以下、週に40語を暗記するとして書いていきます。
語彙集の暗記法
(1)テスト:テストして意味を即答できない言葉に印を付け、印を付けた語彙を暗記していく。
(2)「言葉⇒意味」×3回音読+例文3回音読:例えば、「逡巡(しゅんじゅん)⇒ためらうこと⇒逡巡⇒ためらうこと⇒逡巡⇒ためらうこと」と音読し、例文「事実を話すべきかどうか逡巡する」を意味を理解しながら3回音読する。
(3)見開き2ページを4周し暗記:見開き2ページ分進め、2ページを4周暗記。暗記法は(2)と同じ。
(4)全部いったん即答できるまで暗記:テストして意味を即答できない言葉に印を付け、更に3~4周暗記。全部即答できたら次の2ページへ。
(5)その日進めるだけ進める:できれば40語を1周。時間の目安は毎日10分。
(6)7日で7周し即答暗記:翌日も同じ40語を1周し、7日で7周したら普通暗記できるが、人によるので、全部即答できるまで7~10周する。
(7)第2週目:新規40語を同様にして暗記。プラス、第1週の40語を【5分×2回】復習する。復習の時は、まずテストし、即答できなかった言葉に印を付け、(2)の方法で5分間で5周前後暗記する。
(8)第10週目:1~9週の360語を復習しつつ、新規40語を暗記する。もう何週も暗記しているので、復習は週総計【10分×4回】ほど。
(9)復習週間:復習が追いつかなくなり、忘れてきたら、一度進めるのはやめて、全体の復習を1~2週行っても良い。
(10)入試まで復習:全体の暗記が6~7ヶ月で終わったとしても、復習をやめればまた忘れていくので、入試まで復習を続ける。
3.3.語彙集を辞書として使う
語彙集で暗記した言葉の中には、文章中に出てきても意味が分からないものが多いかもしれません。
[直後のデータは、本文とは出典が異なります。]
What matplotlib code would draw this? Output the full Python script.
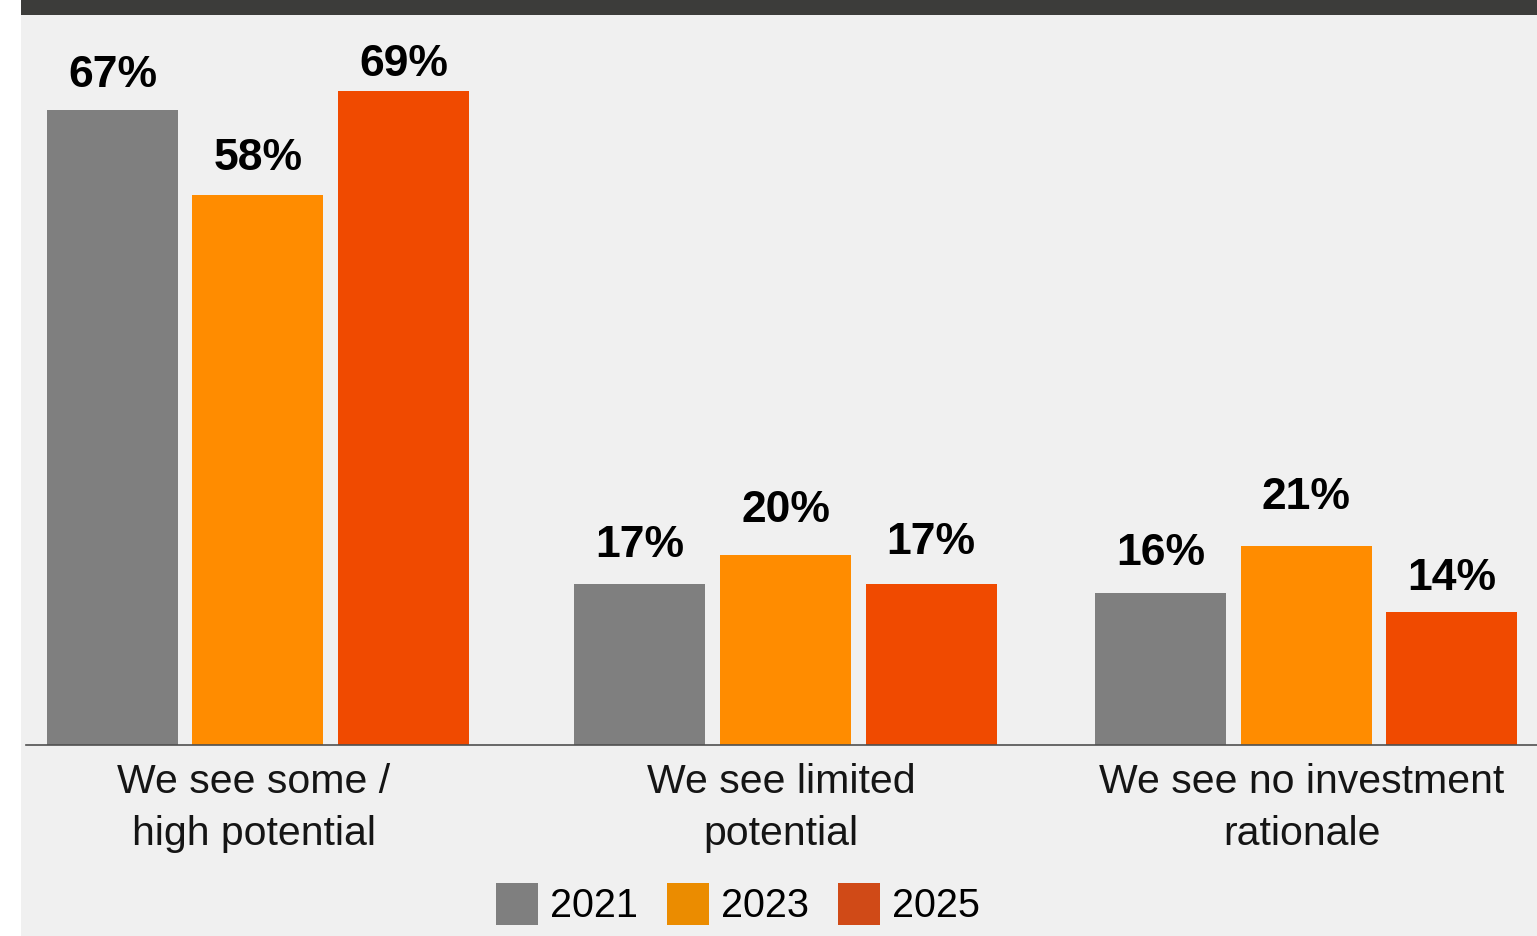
import matplotlib
matplotlib.use("Agg")
import matplotlib.pyplot as plt
from matplotlib.patches import Rectangle, Patch
import numpy as np

# ---- data ----
categories = ["We see some /\nhigh potential",
              "We see limited\npotential",
              "We see no investment\nrationale"]
years = ["2021", "2023", "2025"]
values_2021 = [67, 17, 16]
values_2023 = [58, 20, 21]
values_2025 = [69, 17, 14]

# ---- styles ----
bar_colors = ["#7f7f7f", "#ff8c00", "#f04a00"]
legend_colors = ["#7f7f7f", "#eb8c00", "#d04a17"]
label_gap_px = [[23, 27, 28], [25, 33, 37], [15, 30, 22]]  # per series, per group
group_pos = np.array([0.0, 1.0067, 2.0])                  # group centres on the x axis

plt.rcParams["font.family"] = ["Liberation Sans", "DejaVu Sans"]

W, H, DPI = 1537, 936, 100
fig = plt.figure(figsize=(W / DPI, H / DPI), dpi=DPI, facecolor="white")

# panel background and header band
fig.patches.append(Rectangle((21 / W, 0), 1 - 21 / W, 1, transform=fig.transFigure,
                             facecolor="#f0f0f0", edgecolor="none", zorder=-2))
fig.patches.append(Rectangle((21 / W, 1 - 15 / H), 1 - 21 / W, 15 / H, transform=fig.transFigure,
                             facecolor="#3c3c3a", edgecolor="none", zorder=-1))

ax = fig.add_axes([26 / W, 1 - 745 / H, 1 - 26 / W, 730 / H])
ax.set_zorder(2)
ax.set_facecolor("none")

series = [values_2021, values_2023, values_2025]
pitch = 0.2777
width = 0.25
for i, (vals, col) in enumerate(zip(series, bar_colors)):
    xs = group_pos + (i - 1) * pitch
    ax.bar(xs, vals, width=width, color=col, edgecolor="none", zorder=2)
    for j, (bx, v) in enumerate(zip(xs, vals)):
        ax.annotate(f"{v}%", xy=(bx, v), xytext=(0, label_gap_px[i][j] * 0.72),
                    textcoords="offset points", ha="center", va="baseline",
                    fontsize=32, fontweight="bold", color="black")

ax.set_xlim(-0.4427, 2.4408)
ax.set_ylim(0, 730 / 9.48)

for s in ["top", "right", "left"]:
    ax.spines[s].set_visible(False)
ax.spines["bottom"].set_color("#505050")
ax.spines["bottom"].set_linewidth(1.2)
ax.spines["bottom"].set_zorder(3)
ax.set_yticks([])
ax.set_xticks(group_pos - 0.008)
ax.set_xticklabels(categories, fontsize=29.5, color="#151515", linespacing=1.47)
ax.tick_params(axis="x", length=0, pad=13)

handles = [Patch(facecolor=c, edgecolor="none") for c in legend_colors]
fig.legend(handles, years, loc="center", bbox_to_anchor=(738 / W, 1 - 904 / H),
           ncol=3, frameon=False, fontsize=28.5, handlelength=1.06, handleheight=1.29,
           handletextpad=0.3, columnspacing=0.73, borderpad=0, borderaxespad=0)

fig.savefig("out.png", dpi=DPI, facecolor=fig.get_facecolor())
その場合、文章の中で意味が分かるようにするには、語彙集の暗記を繰り返して暗記を深くすると共に、語彙集を辞書として使うことが有効です。
具体的には、30回音読をしているときに、意味が分からない語彙があった場合、語彙集で引き、あれば意味をテキストに書き込み、無ければ辞書で引き直して意味をテキストに書き込み、暗記に努め、次回読むときに意味を想起して言えなかったらまた暗記するようにします。
こうしていくことで語彙を自分のものにしていくことができます。
4.終わりに
ここまでお読みいただきありがとうございました。
この文章により、皆さんが読解力と国語の偏差値を上げるのに少しでもお役に立てれば幸いです。